# PROBLEM TO SOLVE
Every entry must be duplicated precisely as written.

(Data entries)
______________________________

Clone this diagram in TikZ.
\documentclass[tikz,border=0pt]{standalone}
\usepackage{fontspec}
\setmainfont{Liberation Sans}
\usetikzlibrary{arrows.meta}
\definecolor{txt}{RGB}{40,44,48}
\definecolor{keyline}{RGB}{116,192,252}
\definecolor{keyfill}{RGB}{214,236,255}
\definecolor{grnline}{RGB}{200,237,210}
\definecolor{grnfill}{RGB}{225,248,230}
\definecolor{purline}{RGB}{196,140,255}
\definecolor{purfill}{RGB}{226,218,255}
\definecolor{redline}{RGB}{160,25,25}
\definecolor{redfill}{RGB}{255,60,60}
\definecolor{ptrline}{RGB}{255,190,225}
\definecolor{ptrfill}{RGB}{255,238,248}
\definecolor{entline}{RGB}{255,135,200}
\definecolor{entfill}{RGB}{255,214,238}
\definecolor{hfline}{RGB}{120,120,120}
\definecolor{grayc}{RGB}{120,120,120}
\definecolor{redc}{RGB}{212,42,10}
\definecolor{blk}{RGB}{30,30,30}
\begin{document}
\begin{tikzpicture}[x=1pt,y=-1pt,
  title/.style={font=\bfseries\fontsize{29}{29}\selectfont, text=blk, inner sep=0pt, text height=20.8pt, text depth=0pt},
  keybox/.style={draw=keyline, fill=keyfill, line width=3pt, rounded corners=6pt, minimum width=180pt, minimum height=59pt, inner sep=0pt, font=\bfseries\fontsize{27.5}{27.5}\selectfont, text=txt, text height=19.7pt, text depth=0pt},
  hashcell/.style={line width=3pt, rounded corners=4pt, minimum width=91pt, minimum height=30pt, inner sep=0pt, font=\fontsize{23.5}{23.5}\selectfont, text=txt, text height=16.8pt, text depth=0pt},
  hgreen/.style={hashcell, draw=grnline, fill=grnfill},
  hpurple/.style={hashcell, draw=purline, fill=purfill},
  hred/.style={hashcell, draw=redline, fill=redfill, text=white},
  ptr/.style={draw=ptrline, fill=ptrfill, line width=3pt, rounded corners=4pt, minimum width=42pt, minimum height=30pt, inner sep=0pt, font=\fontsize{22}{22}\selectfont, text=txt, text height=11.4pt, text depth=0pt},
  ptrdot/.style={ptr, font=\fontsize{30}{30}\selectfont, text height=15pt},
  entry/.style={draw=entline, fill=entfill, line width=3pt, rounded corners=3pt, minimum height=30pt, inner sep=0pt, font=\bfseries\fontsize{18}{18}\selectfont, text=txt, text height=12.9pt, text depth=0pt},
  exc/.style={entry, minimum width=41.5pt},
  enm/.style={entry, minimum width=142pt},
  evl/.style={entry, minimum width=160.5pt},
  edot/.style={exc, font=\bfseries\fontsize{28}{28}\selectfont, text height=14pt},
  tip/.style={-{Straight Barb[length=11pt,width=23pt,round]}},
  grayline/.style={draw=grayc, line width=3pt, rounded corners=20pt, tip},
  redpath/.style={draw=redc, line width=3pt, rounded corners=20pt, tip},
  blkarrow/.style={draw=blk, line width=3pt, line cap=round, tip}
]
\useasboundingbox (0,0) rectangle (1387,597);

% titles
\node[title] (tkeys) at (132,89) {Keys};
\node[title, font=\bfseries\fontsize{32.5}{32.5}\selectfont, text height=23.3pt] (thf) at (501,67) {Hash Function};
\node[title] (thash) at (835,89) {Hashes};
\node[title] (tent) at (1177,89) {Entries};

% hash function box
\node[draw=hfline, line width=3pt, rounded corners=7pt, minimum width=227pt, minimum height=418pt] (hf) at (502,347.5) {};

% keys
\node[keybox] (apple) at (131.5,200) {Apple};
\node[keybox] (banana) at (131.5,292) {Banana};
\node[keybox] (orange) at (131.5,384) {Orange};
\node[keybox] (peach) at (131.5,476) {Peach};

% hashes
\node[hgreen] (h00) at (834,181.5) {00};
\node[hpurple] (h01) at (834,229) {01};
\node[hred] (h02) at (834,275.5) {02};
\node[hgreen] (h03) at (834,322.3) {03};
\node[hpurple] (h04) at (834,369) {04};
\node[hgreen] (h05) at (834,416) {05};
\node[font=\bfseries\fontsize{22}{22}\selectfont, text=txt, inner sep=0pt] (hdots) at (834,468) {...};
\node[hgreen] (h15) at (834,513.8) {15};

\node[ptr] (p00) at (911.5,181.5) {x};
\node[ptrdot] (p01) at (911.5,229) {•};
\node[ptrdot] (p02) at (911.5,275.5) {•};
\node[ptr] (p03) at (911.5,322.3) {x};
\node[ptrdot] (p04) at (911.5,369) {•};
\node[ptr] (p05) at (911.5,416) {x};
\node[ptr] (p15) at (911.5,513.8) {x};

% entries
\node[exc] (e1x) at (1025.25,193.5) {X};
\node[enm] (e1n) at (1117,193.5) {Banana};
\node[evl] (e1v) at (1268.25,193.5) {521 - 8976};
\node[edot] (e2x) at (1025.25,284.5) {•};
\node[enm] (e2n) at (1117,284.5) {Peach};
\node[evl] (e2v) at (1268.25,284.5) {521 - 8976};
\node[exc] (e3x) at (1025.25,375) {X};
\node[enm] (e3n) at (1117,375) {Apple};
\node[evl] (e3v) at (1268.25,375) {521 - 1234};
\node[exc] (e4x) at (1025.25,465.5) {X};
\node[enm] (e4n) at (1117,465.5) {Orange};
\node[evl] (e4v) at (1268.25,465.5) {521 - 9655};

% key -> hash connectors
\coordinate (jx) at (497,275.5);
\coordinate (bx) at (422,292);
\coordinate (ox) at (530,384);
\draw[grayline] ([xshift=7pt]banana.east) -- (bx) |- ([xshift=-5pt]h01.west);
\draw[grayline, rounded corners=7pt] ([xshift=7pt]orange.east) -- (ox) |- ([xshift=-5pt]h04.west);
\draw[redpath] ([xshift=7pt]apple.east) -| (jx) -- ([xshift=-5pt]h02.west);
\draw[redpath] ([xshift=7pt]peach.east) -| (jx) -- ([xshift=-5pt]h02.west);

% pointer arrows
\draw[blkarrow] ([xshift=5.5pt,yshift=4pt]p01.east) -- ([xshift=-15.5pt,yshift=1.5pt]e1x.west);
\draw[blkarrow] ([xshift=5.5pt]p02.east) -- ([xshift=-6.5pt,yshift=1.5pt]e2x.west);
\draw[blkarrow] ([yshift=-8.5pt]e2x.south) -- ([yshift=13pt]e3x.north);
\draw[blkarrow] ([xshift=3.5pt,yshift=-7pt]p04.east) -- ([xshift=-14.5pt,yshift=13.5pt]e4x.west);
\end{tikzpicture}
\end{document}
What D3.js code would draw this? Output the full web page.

______________________________

# SOLUTION
Clone this diagram in TikZ.
\documentclass[tikz,border=0pt]{standalone}
\usepackage{fontspec}
\setmainfont{Liberation Sans}
\usetikzlibrary{arrows.meta}
\definecolor{txt}{RGB}{40,44,48}
\definecolor{keyline}{RGB}{116,192,252}
\definecolor{keyfill}{RGB}{214,236,255}
\definecolor{grnline}{RGB}{200,237,210}
\definecolor{grnfill}{RGB}{225,248,230}
\definecolor{purline}{RGB}{196,140,255}
\definecolor{purfill}{RGB}{226,218,255}
\definecolor{redline}{RGB}{160,25,25}
\definecolor{redfill}{RGB}{255,60,60}
\definecolor{ptrline}{RGB}{255,190,225}
\definecolor{ptrfill}{RGB}{255,238,248}
\definecolor{entline}{RGB}{255,135,200}
\definecolor{entfill}{RGB}{255,214,238}
\definecolor{hfline}{RGB}{120,120,120}
\definecolor{grayc}{RGB}{120,120,120}
\definecolor{redc}{RGB}{212,42,10}
\definecolor{blk}{RGB}{30,30,30}
\begin{document}
\begin{tikzpicture}[x=1pt,y=-1pt,
  title/.style={font=\bfseries\fontsize{29}{29}\selectfont, text=blk, inner sep=0pt, text height=20.8pt, text depth=0pt},
  keybox/.style={draw=keyline, fill=keyfill, line width=3pt, rounded corners=6pt, minimum width=180pt, minimum height=59pt, inner sep=0pt, font=\bfseries\fontsize{27.5}{27.5}\selectfont, text=txt, text height=19.7pt, text depth=0pt},
  hashcell/.style={line width=3pt, rounded corners=4pt, minimum width=91pt, minimum height=30pt, inner sep=0pt, font=\fontsize{23.5}{23.5}\selectfont, text=txt, text height=16.8pt, text depth=0pt},
  hgreen/.style={hashcell, draw=grnline, fill=grnfill},
  hpurple/.style={hashcell, draw=purline, fill=purfill},
  hred/.style={hashcell, draw=redline, fill=redfill, text=white},
  ptr/.style={draw=ptrline, fill=ptrfill, line width=3pt, rounded corners=4pt, minimum width=42pt, minimum height=30pt, inner sep=0pt, font=\fontsize{22}{22}\selectfont, text=txt, text height=11.4pt, text depth=0pt},
  ptrdot/.style={ptr, font=\fontsize{30}{30}\selectfont, text height=15pt},
  entry/.style={draw=entline, fill=entfill, line width=3pt, rounded corners=3pt, minimum height=30pt, inner sep=0pt, font=\bfseries\fontsize{18}{18}\selectfont, text=txt, text height=12.9pt, text depth=0pt},
  exc/.style={entry, minimum width=41.5pt},
  enm/.style={entry, minimum width=142pt},
  evl/.style={entry, minimum width=160.5pt},
  edot/.style={exc, font=\bfseries\fontsize{28}{28}\selectfont, text height=14pt},
  tip/.style={-{Straight Barb[length=11pt,width=23pt,round]}},
  grayline/.style={draw=grayc, line width=3pt, rounded corners=20pt, tip},
  redpath/.style={draw=redc, line width=3pt, rounded corners=20pt, tip},
  blkarrow/.style={draw=blk, line width=3pt, line cap=round, tip}
]
\useasboundingbox (0,0) rectangle (1387,597);

% titles
\node[title] (tkeys) at (132,89) {Keys};
\node[title, font=\bfseries\fontsize{32.5}{32.5}\selectfont, text height=23.3pt] (thf) at (501,67) {Hash Function};
\node[title] (thash) at (835,89) {Hashes};
\node[title] (tent) at (1177,89) {Entries};

% hash function box
\node[draw=hfline, line width=3pt, rounded corners=7pt, minimum width=227pt, minimum height=418pt] (hf) at (502,347.5) {};

% keys
\node[keybox] (apple) at (131.5,200) {Apple};
\node[keybox] (banana) at (131.5,292) {Banana};
\node[keybox] (orange) at (131.5,384) {Orange};
\node[keybox] (peach) at (131.5,476) {Peach};

% hashes
\node[hgreen] (h00) at (834,181.5) {00};
\node[hpurple] (h01) at (834,229) {01};
\node[hred] (h02) at (834,275.5) {02};
\node[hgreen] (h03) at (834,322.3) {03};
\node[hpurple] (h04) at (834,369) {04};
\node[hgreen] (h05) at (834,416) {05};
\node[font=\bfseries\fontsize{22}{22}\selectfont, text=txt, inner sep=0pt] (hdots) at (834,468) {...};
\node[hgreen] (h15) at (834,513.8) {15};

\node[ptr] (p00) at (911.5,181.5) {x};
\node[ptrdot] (p01) at (911.5,229) {•};
\node[ptrdot] (p02) at (911.5,275.5) {•};
\node[ptr] (p03) at (911.5,322.3) {x};
\node[ptrdot] (p04) at (911.5,369) {•};
\node[ptr] (p05) at (911.5,416) {x};
\node[ptr] (p15) at (911.5,513.8) {x};

% entries
\node[exc] (e1x) at (1025.25,193.5) {X};
\node[enm] (e1n) at (1117,193.5) {Banana};
\node[evl] (e1v) at (1268.25,193.5) {521 - 8976};
\node[edot] (e2x) at (1025.25,284.5) {•};
\node[enm] (e2n) at (1117,284.5) {Peach};
\node[evl] (e2v) at (1268.25,284.5) {521 - 8976};
\node[exc] (e3x) at (1025.25,375) {X};
\node[enm] (e3n) at (1117,375) {Apple};
\node[evl] (e3v) at (1268.25,375) {521 - 1234};
\node[exc] (e4x) at (1025.25,465.5) {X};
\node[enm] (e4n) at (1117,465.5) {Orange};
\node[evl] (e4v) at (1268.25,465.5) {521 - 9655};

% key -> hash connectors
\coordinate (jx) at (497,275.5);
\coordinate (bx) at (422,292);
\coordinate (ox) at (530,384);
\draw[grayline] ([xshift=7pt]banana.east) -- (bx) |- ([xshift=-5pt]h01.west);
\draw[grayline, rounded corners=7pt] ([xshift=7pt]orange.east) -- (ox) |- ([xshift=-5pt]h04.west);
\draw[redpath] ([xshift=7pt]apple.east) -| (jx) -- ([xshift=-5pt]h02.west);
\draw[redpath] ([xshift=7pt]peach.east) -| (jx) -- ([xshift=-5pt]h02.west);

% pointer arrows
\draw[blkarrow] ([xshift=5.5pt,yshift=4pt]p01.east) -- ([xshift=-15.5pt,yshift=1.5pt]e1x.west);
\draw[blkarrow] ([xshift=5.5pt]p02.east) -- ([xshift=-6.5pt,yshift=1.5pt]e2x.west);
\draw[blkarrow] ([yshift=-8.5pt]e2x.south) -- ([yshift=13pt]e3x.north);
\draw[blkarrow] ([xshift=3.5pt,yshift=-7pt]p04.east) -- ([xshift=-14.5pt,yshift=13.5pt]e4x.west);
\end{tikzpicture}
\end{document}
What D3.js code would draw this? Output the full web page.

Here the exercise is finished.